Amy's been suggesting for years now that while making college more affordable for people there now or for those who are about to enter is a grand idea, it might be nice to think about those of us who've recently left and are struggling with some pretty crippling student loan debt. Loan forgiveness, public service--either of these are fine ideas from our perspective, but hey, we're pie-eyed liberals, always wanting the government to step in and take care of us, right? Conservatives would never advocate for something like this, right?
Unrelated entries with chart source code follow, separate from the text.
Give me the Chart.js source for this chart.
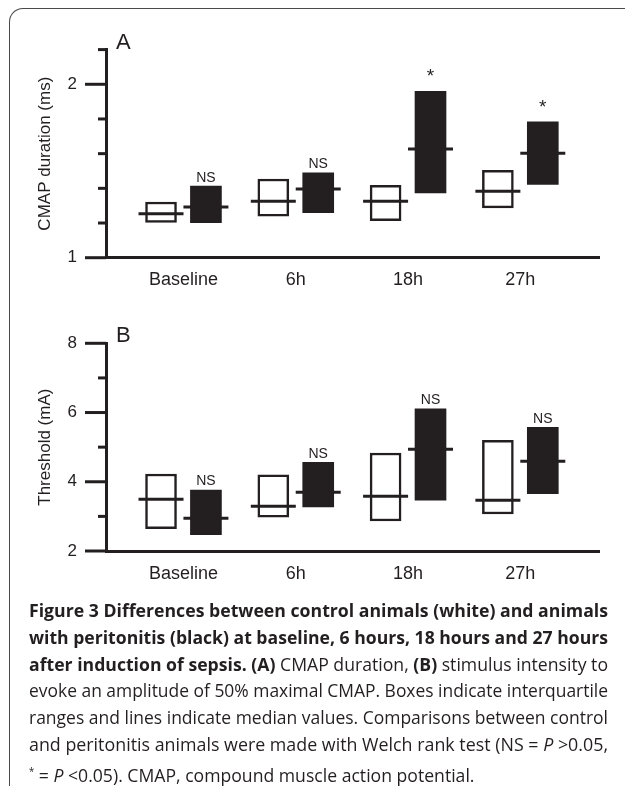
<!DOCTYPE html>
<html>
<head>
<meta charset="utf-8">
<script src="https://cdn.jsdelivr.net/npm/chart.js@4.4.1/dist/chart.umd.min.js"></script>
<style>
  html, body { margin: 0; padding: 0; background: #fff; overflow: hidden; }
  #page { width: 625px; height: 786px; position: relative; overflow: hidden; }
  #frame {
    position: absolute; left: 9px; top: 8px; width: 660px; height: 820px;
    border-left: 1.5px solid #4a4a4a; border-top: 1.5px solid #4a4a4a;
    border-top-left-radius: 14px;
  }
  .panel { position: absolute; left: 0; width: 625px; height: 300px; }
  #caption {
    position: absolute; left: 29px; top: 597px; width: 579px;
    font-family: "Open Sans", sans-serif; font-size: 18.5px; line-height: 26.8px;
    color: #231f20;
  }
  #caption div { white-space: nowrap; }
  #caption span.ln { display: inline-block; transform-origin: 0 0; }
</style>
</head>
<body>
<div id="page">
<div id="frame"></div>
<div class="panel" style="top:0"><canvas id="chartA"></canvas></div>
<div class="panel" style="top:300px"><canvas id="chartB"></canvas></div>
<div id="caption">
  <div><span class="ln"><b>Figure 3 Differences between control animals (white) and animals</b></span></div>
  <div><span class="ln"><b>with peritonitis (black) at baseline, 6 hours, 18 hours and 27 hours</b></span></div>
  <div><span class="ln"><b>after induction of sepsis. (A)</b> CMAP duration, <b>(B)</b> stimulus intensity to</span></div>
  <div><span class="ln">evoke an amplitude of 50% maximal CMAP. Boxes indicate interquartile</span></div>
  <div><span class="ln">ranges and lines indicate median values. Comparisons between control</span></div>
  <div><span class="ln">and peritonitis animals were made with Welch rank test (NS = <i>P</i> &gt;0.05,</span></div>
  <div><span class="ln" data-last="1"><sup style="font-size:10px">*</sup> = <i>P</i> &lt;0.05). CMAP, compound muscle action potential.</span></div>
</div>
</div>
<script>
const categories = ["Baseline", "6h", "18h", "27h"];

// A: CMAP duration (ms), boxes = interquartile range, lines = median
const cmapControlQ1 = [1.204, 1.240, 1.213, 1.287];
const cmapControlQ3 = [1.321, 1.454, 1.418, 1.504];
const cmapControlMedian = [1.254, 1.325, 1.325, 1.383];
const cmapSepsisQ1 = [1.202, 1.260, 1.373, 1.423];
const cmapSepsisQ3 = [1.413, 1.490, 1.960, 1.783];
const cmapSepsisMedian = [1.292, 1.396, 1.627, 1.602];
const cmapSignif = ["NS", "NS", "*", "*"];
const cmapLabelTicks = [1, 2];

// B: threshold (mA)
const thrControlQ1 = [2.645, 2.974, 2.867, 3.070];
const thrControlQ3 = [4.225, 4.197, 4.830, 5.200];
const thrControlMedian = [3.494, 3.290, 3.580, 3.465];
const thrSepsisQ1 = [2.470, 3.270, 3.465, 3.656];
const thrSepsisQ3 = [3.763, 4.563, 6.110, 5.575];
const thrSepsisMedian = [2.945, 3.700, 4.940, 4.590];
const thrSignif = ["NS", "NS", "NS", "NS"];
const thrLabelTicks = [2, 4, 6, 8];

const ink = "#231f20";
const font = "'Liberation Sans', Arial, sans-serif";
const shift = 0.2; // control left of category, peritonitis right

function boxes(q1, q3, dx) {
  return q1.map((lo, i) => ({ x: i + 1 + dx, y: [lo, q3[i]] }));
}
function medians(med, dx) {
  return med.map((m, i) => ({ x: i + 1 + dx, y: m }));
}

// draws y tick marks, panel letter and significance marks
function decor(letter, signif, sepsisQ3, tickLen) {
  return {
    id: "decor" + letter,
    afterDraw(chart) {
      const { ctx, chartArea, scales: { x, y } } = chart;
      ctx.save();
      ctx.strokeStyle = ink;
      ctx.lineWidth = 3;
      y.ticks.forEach(t => {
        const py = y.getPixelForValue(t.value);
        ctx.beginPath();
        ctx.moveTo(chartArea.left - tickLen(t.value), py);
        ctx.lineTo(chartArea.left, py);
        ctx.stroke();
      });
      ctx.fillStyle = ink;
      ctx.textBaseline = "alphabetic";
      ctx.textAlign = "left";
      ctx.font = "22px " + font;
      ctx.fillText(letter, chartArea.left + 10, chartArea.top - 1);
      ctx.textAlign = "center";
      signif.forEach((s, i) => {
        const px = x.getPixelForValue(i + 1 + shift);
        const py = y.getPixelForValue(sepsisQ3[i]);
        if (s === "*") {
          ctx.font = "19px " + font;
          ctx.fillText(s, px, py - 9);
        } else {
          ctx.font = "14px " + font;
          ctx.fillText(s, px, py - 4.5);
        }
      });
      ctx.restore();
    }
  };
}

function makeChart(id, cfg) {
  return new Chart(document.getElementById(id), {
    type: "bar",
    data: {
      datasets: [
        {
          label: "Control",
          data: boxes(cfg.cQ1, cfg.cQ3, -shift),
          backgroundColor: "#fff",
          borderColor: ink,
          borderWidth: 2.5,
          borderSkipped: false,
          barThickness: 31,
          grouped: false,
          order: 2
        },
        {
          label: "Peritonitis",
          data: boxes(cfg.sQ1, cfg.sQ3, shift),
          backgroundColor: ink,
          borderColor: ink,
          borderWidth: 0,
          barThickness: 31,
          grouped: false,
          order: 2
        },
        {
          type: "line",
          label: "Median",
          data: medians(cfg.cMed, -shift).concat(medians(cfg.sMed, shift)),
          showLine: false,
          pointStyle: "line",
          pointRadius: 22.5,
          pointHoverRadius: 22.5,
          borderColor: ink,
          borderWidth: 3,
          pointBorderWidth: 3,
          order: 0
        }
      ]
    },
    options: {
      responsive: false,
      animation: false,
      events: [],
      devicePixelRatio: 1,
      layout: { padding: { top: cfg.padTop, right: 18, left: 0, bottom: 0 } },
      plugins: { legend: { display: false }, tooltip: { enabled: false } },
      scales: {
        x: {
          type: "linear",
          offset: false,
          min: 0.31,
          max: 4.705,
          grid: { display: false, drawTicks: false },
          border: { display: true, color: ink, width: 3 },
          afterBuildTicks: s => { s.ticks = categories.map((c, i) => ({ value: i + 1 })); },
          afterFit: s => { s.height = cfg.xHeight; },
          ticks: {
            padding: 12,
            color: ink,
            font: { family: font, size: 18 },
            callback: v => categories[Math.round(v) - 1]
          }
        },
        y: {
          min: cfg.yMin,
          max: cfg.yMax,
          grid: { display: false, drawTicks: false },
          border: { display: true, color: ink, width: 3 },
          afterFit: s => { s.width = 106; },
          ticks: {
            stepSize: cfg.step,
            padding: 29,
            color: ink,
            font: { family: font, size: 17 },
            callback: v => cfg.labelTicks.some(t => Math.abs(t - v) < 1e-6) ? String(Math.round(v)) : ""
          },
          title: {
            display: true,
            text: cfg.title,
            color: ink,
            font: { family: font, size: 17 },
            padding: { top: 35, bottom: 0 }
          }
        }
      }
    },
    plugins: [decor(cfg.letter, cfg.signif, cfg.sQ3, cfg.tickLen)]
  });
}

function setSize(id) {
  const c = document.getElementById(id);
  c.width = 625; c.height = 300;
  c.style.width = "625px"; c.style.height = "300px";
}
setSize("chartA");
setSize("chartB");

makeChart("chartA", {
  letter: "A", title: "CMAP duration (ms)",
  cQ1: cmapControlQ1, cQ3: cmapControlQ3, cMed: cmapControlMedian,
  sQ1: cmapSepsisQ1, sQ3: cmapSepsisQ3, sMed: cmapSepsisMedian,
  signif: cmapSignif, labelTicks: cmapLabelTicks,
  yMin: 1, yMax: 2.2, step: 0.1, padTop: 49.6, xHeight: 42.3,
  tickLen: v => {
    if (cmapLabelTicks.some(t => Math.abs(t - v) < 1e-6)) return 21;
    if (Math.abs(v - 1.5) < 1e-6) return 14;
    return 8;
  }
});

makeChart("chartB", {
  letter: "B", title: "Threshold (mA)",
  cQ1: thrControlQ1, cQ3: thrControlQ3, cMed: thrControlMedian,
  sQ1: thrSepsisQ1, sQ3: thrSepsisQ3, sMed: thrSepsisMedian,
  signif: thrSignif, labelTicks: thrLabelTicks,
  yMin: 2, yMax: 8, step: 1, padTop: 43.3, xHeight: 49,
  tickLen: v => thrLabelTicks.some(t => Math.abs(t - v) < 1e-6) ? 21 : 8
});

// squeeze caption lines to the column width (the original face is narrower)
const lines = Array.from(document.querySelectorAll("#caption span.ln"));
const target = 579;
const full = lines.filter(l => !l.dataset.last);
const ratios = full.map(l => target / l.getBoundingClientRect().width);
const factor = ratios.reduce((a, b) => a + b, 0) / ratios.length;
lines.forEach((l, i) => {
  const k = l.dataset.last ? factor : ratios[i];
  l.style.transform = "scaleX(" + k + ")";
});
</script>
</body>
</html>
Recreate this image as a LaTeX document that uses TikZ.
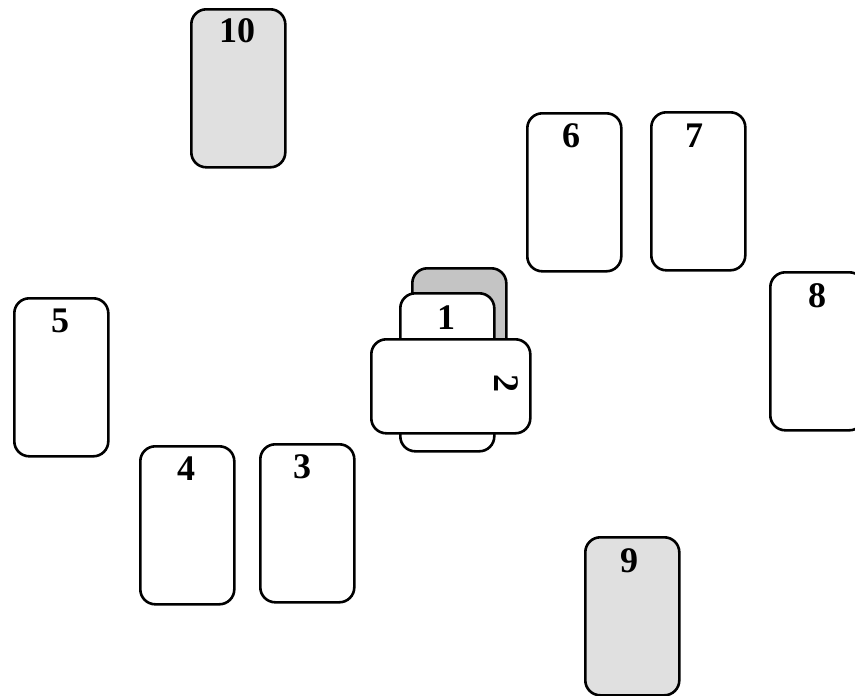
\documentclass[tikz,border=0pt]{standalone}
\usepackage{fontspec}
\setmainfont{Liberation Serif}
\begin{document}
\begin{tikzpicture}[x=1pt,y=-1pt,
  card/.style={draw=black, line width=2.6pt, rounded corners=15pt, fill=white, anchor=north west, inner sep=0pt, minimum width=94pt, minimum height=158pt},
  hcard/.style={card, minimum width=159pt, minimum height=94pt},
  graycard/.style={card, fill=cardgray},
  backcard/.style={card, fill=backgray},
  num/.style={font=\fontsize{36}{36}\selectfont\bfseries, inner sep=0pt}]
\definecolor{cardgray}{HTML}{E0E0E0}
\definecolor{backgray}{HTML}{C4C4C4}
\useasboundingbox (0,0) rectangle (855,696);
\clip (0,0) rectangle (855,696);
\node[graycard] (c10) at (190,8) {};
\node[num] (l10) at (237,31) {10};
\node[card] (c6) at (526,112) {};
\node[num] (l6) at (571,136) {6};
\node[card] (c7) at (650,111) {};
\node[num] (l7) at (694,136) {7};
\node[card] (c8) at (769,271) {};
\node[num] (l8) at (817,296) {8};
\node[card] (c5) at (13,297) {};
\node[num] (l5) at (60,321) {5};
\node[card] (c4) at (139,445) {};
\node[num] (l4) at (186,469) {4};
\node[card] (c3) at (259,443) {};
\node[num] (l3) at (302,467) {3};
\node[graycard] (c9) at (584,536) {};
\node[num] (l9) at (629,561) {9};
\node[backcard] (cb) at (411,267) {};
\node[card] (c1) at (399,292) {};
\node[num] (l1) at (446,318) {1};
\node[hcard] (c2) at (370,338) {};
\node[num, rotate=-90] (l2) at (506,383) {2};
\end{tikzpicture}
\end{document}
This might be the only time I ever agree with the right-wing blowhard blogger who has named himself AllahPundit. He links approvingly to a Facebook group calling for student loan forgiveness--not suggesting that the banks take a bath on them but rather that some of the stimulus money pay off said loans:
Forgiving student loan debt would have an IMMEDIATE stimulating effect on the economy. Responsible people who did nothing other than pursue a higher education would have hundreds, if not thousands of extra dollars per month to spend, fueling the economy NOW. Those extra dollars being pumped into the economy would have a multiplying effect, unlike many of the provisions of the new stimulus package. As a result, tax revenues would go up, the credit markets will unfreeze and jobs will be created. Consumer spending accounts for over two thirds of the entire U.S. economy and in recent months, consumer spending has declined at alarming, unprecedented rates. Therefore, it stands to reason that the fastest way to revive our ailing economy is to do something drastic to get consumers to spend…Allahpundit continues:
One question, though: Why do they assume forgiven debtors would spend the savings instead of pocketing them or using them to pay off other debt a la tax rebate checks? The answer, maybe, is the sheer amount of money we’re talking about. In my case, forgiving federal loans would save me north of $8,000 a year; toss private loans in there and it’s a cool ten grand. I’d sock some of that away, but with tens of thousands dollars suddenly freed up, I’d also start looking at home prices in the area. Stimulating! Exit question: Who’s onboard?I'm onboard. And I'll go them one better--I don't require, or even request, a full-on bailout. I don't need something for nothing. Just make me a deal whereby I spend a handful of years in the public sector making what people in the field make--teaching in a public school, for instance, since that's where my expertise lies--and in return, I get rid of my student loans. I don't particularly want to teach high school kids--I like my current gig at the university level--but if I have the option to go into a job for 2,3,4 years and get rid of my education mortgage along the way, I'll probably jump at the chance.